Le président français a déclaré, mardi (28 mai), que Kiev devrait pouvoir attaquer certains sites militaires basés en Russie qui servent eux-mêmes de bases pour lancer des missiles sur le territoire ukrainien. Autrement, « on leur dit “on vous livre des armes, mais vous ne pouvez pas vous défendre” ».
M. Macron s’est exprimé lors d’une conférence de presse aux côtés de l’Allemand Olaf Scholz, quelques minutes avant le début d’un conseil des ministres franco-allemand à Meseberg. La réunion a également marqué la fin de la visite officielle de l’État français.
Il a réaffirmé que la doctrine de la France à l’égard de l’Ukraine restait inchangée : « Nous soutenons l’Ukraine pour résister et défendre son territoire, et nous ne voulons pas d’escalade. »
Mais les stratégies militaires de la Russie se sont adaptées, a-t-il ajouté, de sorte que des missiles sont désormais lancés sur l’Ukraine à partir de bases militaires situées en Russie.

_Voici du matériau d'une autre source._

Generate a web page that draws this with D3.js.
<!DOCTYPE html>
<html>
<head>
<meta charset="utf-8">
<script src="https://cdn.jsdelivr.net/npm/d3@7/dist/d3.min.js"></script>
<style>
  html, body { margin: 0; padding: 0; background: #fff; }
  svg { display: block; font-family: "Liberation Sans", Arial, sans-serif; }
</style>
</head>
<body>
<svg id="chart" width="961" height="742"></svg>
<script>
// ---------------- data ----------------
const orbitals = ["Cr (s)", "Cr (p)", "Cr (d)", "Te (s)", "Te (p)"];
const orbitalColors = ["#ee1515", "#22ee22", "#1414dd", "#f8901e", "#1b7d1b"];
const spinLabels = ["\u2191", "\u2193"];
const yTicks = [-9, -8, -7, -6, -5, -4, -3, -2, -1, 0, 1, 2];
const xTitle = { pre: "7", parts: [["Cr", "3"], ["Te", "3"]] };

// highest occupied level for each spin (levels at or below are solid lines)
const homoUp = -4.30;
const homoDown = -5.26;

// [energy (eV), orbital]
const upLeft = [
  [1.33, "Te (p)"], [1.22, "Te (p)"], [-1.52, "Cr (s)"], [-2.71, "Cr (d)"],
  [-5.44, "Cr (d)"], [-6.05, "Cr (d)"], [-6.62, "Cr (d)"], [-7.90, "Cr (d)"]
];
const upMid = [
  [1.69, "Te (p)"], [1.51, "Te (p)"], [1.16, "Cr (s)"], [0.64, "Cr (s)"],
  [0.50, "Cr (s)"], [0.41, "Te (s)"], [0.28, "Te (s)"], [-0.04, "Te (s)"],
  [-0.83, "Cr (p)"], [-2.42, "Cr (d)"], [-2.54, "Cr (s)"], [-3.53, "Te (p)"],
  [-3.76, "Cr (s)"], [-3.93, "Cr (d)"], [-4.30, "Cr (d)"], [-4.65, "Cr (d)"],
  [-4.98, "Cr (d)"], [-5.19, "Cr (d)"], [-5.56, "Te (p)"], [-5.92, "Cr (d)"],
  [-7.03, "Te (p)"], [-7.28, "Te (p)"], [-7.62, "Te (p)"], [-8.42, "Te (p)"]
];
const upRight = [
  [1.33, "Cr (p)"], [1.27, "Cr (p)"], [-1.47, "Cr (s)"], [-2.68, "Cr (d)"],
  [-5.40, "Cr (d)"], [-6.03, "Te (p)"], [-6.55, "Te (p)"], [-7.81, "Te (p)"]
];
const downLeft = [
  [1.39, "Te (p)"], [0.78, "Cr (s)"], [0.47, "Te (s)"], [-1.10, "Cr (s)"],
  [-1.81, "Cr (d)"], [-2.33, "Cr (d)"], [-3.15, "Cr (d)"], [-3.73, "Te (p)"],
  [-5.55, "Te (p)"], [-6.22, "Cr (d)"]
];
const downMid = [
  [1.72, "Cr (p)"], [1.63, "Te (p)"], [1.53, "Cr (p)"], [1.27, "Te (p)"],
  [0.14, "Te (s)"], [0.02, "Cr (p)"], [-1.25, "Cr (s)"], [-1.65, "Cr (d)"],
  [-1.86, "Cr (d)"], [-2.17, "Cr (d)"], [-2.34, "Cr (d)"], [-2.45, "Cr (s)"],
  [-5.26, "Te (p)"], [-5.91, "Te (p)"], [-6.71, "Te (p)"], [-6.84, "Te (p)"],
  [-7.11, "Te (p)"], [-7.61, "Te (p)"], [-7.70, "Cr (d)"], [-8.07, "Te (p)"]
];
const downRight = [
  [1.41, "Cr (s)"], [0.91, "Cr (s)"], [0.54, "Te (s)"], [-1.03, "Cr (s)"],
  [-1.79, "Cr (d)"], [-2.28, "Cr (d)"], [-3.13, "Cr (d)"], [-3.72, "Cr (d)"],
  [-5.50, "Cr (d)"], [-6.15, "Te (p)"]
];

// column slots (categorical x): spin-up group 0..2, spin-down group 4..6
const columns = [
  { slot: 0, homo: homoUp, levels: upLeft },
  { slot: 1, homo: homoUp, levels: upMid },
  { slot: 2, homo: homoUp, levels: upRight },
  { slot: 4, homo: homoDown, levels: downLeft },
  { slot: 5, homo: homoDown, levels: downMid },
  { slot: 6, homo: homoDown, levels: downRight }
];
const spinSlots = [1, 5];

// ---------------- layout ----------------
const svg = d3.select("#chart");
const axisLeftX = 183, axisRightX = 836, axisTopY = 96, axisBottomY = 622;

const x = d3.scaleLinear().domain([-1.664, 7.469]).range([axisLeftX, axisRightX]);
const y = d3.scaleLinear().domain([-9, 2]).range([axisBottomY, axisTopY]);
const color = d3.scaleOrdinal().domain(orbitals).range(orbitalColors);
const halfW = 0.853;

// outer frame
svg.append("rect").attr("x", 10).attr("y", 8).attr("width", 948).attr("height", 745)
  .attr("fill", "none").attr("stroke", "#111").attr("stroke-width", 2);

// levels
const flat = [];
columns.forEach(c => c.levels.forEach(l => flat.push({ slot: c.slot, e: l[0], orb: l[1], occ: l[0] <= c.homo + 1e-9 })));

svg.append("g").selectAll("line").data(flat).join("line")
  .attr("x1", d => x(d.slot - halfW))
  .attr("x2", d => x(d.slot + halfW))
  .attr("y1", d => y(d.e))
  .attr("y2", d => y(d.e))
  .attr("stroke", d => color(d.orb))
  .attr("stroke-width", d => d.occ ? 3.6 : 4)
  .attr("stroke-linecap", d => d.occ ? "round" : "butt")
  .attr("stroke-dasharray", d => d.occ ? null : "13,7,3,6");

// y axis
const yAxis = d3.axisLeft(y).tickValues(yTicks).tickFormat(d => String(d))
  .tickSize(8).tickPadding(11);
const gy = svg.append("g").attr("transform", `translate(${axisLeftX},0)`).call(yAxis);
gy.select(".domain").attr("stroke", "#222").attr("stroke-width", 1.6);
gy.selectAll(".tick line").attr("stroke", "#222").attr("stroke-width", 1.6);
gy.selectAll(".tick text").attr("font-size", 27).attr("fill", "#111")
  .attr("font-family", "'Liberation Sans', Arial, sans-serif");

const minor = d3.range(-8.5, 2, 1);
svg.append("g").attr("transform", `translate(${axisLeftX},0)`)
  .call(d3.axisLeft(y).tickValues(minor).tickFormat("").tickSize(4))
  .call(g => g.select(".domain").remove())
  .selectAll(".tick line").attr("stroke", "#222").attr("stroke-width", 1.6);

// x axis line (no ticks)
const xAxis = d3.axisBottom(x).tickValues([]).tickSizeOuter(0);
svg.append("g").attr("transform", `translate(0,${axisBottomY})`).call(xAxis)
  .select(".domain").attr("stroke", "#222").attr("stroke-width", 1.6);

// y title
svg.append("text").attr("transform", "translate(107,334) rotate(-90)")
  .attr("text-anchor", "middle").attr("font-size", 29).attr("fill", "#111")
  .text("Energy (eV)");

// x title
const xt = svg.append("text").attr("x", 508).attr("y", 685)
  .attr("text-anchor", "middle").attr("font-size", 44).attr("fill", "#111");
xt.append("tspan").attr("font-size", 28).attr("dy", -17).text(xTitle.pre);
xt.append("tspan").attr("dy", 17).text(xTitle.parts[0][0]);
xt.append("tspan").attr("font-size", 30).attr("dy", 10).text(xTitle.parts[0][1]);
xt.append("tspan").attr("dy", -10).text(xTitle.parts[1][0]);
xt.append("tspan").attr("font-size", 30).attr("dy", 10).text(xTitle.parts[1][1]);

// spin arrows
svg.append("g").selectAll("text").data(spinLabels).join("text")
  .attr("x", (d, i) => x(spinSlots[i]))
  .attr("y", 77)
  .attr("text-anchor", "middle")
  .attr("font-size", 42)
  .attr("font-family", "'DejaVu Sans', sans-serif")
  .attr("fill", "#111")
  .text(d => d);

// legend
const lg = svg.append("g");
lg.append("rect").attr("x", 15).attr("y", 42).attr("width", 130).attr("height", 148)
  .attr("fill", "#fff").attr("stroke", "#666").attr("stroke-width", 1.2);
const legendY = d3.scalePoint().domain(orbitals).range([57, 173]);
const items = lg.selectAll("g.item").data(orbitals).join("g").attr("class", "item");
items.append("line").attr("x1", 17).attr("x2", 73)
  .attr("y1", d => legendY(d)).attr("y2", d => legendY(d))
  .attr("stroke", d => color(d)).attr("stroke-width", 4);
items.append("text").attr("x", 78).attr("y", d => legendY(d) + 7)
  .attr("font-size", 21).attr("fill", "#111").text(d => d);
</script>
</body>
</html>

« Comment pouvons-nous expliquer aux Ukrainiens qu’ils doivent protéger leurs villes, [notamment] Kharkiv, si nous leur disons en même temps qu’ils ne peuvent pas cibler les bases à partir desquelles les missiles russes sont lancés ? »
Mardi 28 mai, M. Macron a donné son feu vert à l’Ukraine pour « neutraliser les sites militaires d’où sont tirés les missiles ». « Mais on ne doit pas permettre de toucher d’autres cibles en Russie et évidemment des capacités civiles »
Ces propos font écho aux commentaires du secrétaire général de l’OTAN, Jens Stoltenberg, à The Economist la semaine dernière, selon lesquels certaines restrictions de l’UE devraient être levées et l’Ukraine devrait être libre de frapper jusqu’à la Russie.
« Surtout aujourd’hui, alors que de nombreux combats se déroulent à Kharkiv, près de la frontière, refuser à l’Ukraine la possibilité d’utiliser ces armes contre des cibles militaires légitimes sur le territoire russe rend très difficile sa défense », a déclaré M. Stoltenberg.
Olaf Scholz soutient le statu quo
Les dirigeants européens se sont jusqu’à présent abstenus de permettre à l’Ukraine de frapper le territoire russe, une situation que le président ukrainien Volodymyr Zelensky a jugée « injuste » plus tôt dans la journée de mardi, en demandant à l’Union européenne de « nous donner l’autorisation de le faire [frapper jusqu’en Russie] ».
L’affaire soulève également des questions pressantes pour l’Allemagne, qui a fourni à l’Ukraine des pièces d’artillerie à longue portée qui permettraient de cibler l’artillerie basée en Russie. Le lance-roquettes Mars II peut atteindre des cibles situées à plus de 80 kilomètres.
La conférence de presse qui a marqué la fin du voyage de Emmanuel Macron en Allemagne a souligné qu’il subsiste des différences marquées entre les approches des plus grands États membres de l’UE en matière de soutien à l’Ukraine.
Le chancelier Olaf Scholz a semblé réaffirmer son hésitation à modifier les accords actuels avec l’Ukraine concernant l’utilisation d’armes occidentales derrière les lignes ennemies.
« Les États-Unis, l’Allemagne et la France ont élaboré des règles qui stipulent que l’utilisation des armes occidentales doit toujours s’inscrire dans le cadre du droit international. Cela a bien fonctionné dans la pratique jusqu’à présent et continuera certainement », a déclaré M. Scholz.
Il a ainsi fait écho à ses propres commentaires de dimanche (26 mai), lorsqu’il a souligné que les « règles claires » actuelles pour l’utilisation des armes allemandes « fonctionnent ».
La question de la défense aérienne européenne commune a encore souligné que les approches des deux pays en matière de sécurité nationale sont très différentes. M. Macron a pratiquement exclu que la France rejoigne l’initiative baptisée « bouclier du ciel européen » (European Sky Shield Initiative, ESSI) dirigée par l’Allemagne pour l’acquisition commune d’équipements de défense aérienne.
« C‘est aussi vieux que le couple franco-allemand de dire qu’il est en crise », a souligné M. Macron, interrogé sur les désaccords bilatéraux et interpersonnels. « Nous nous mettons toujours d’accord et nous avançons. Et d’ailleurs, si nous sommes là, c’est que nous avons avancé, survécu aux crises et bâti l’avenir. Mais sans jamais être les mêmes ».
Après la conférence de presse, les deux dirigeants devraient poursuivre les discussions sur les questions de sécurité avec les ministres concernés lors d’une réunion du Conseil franco-allemand de sécurité et de défense.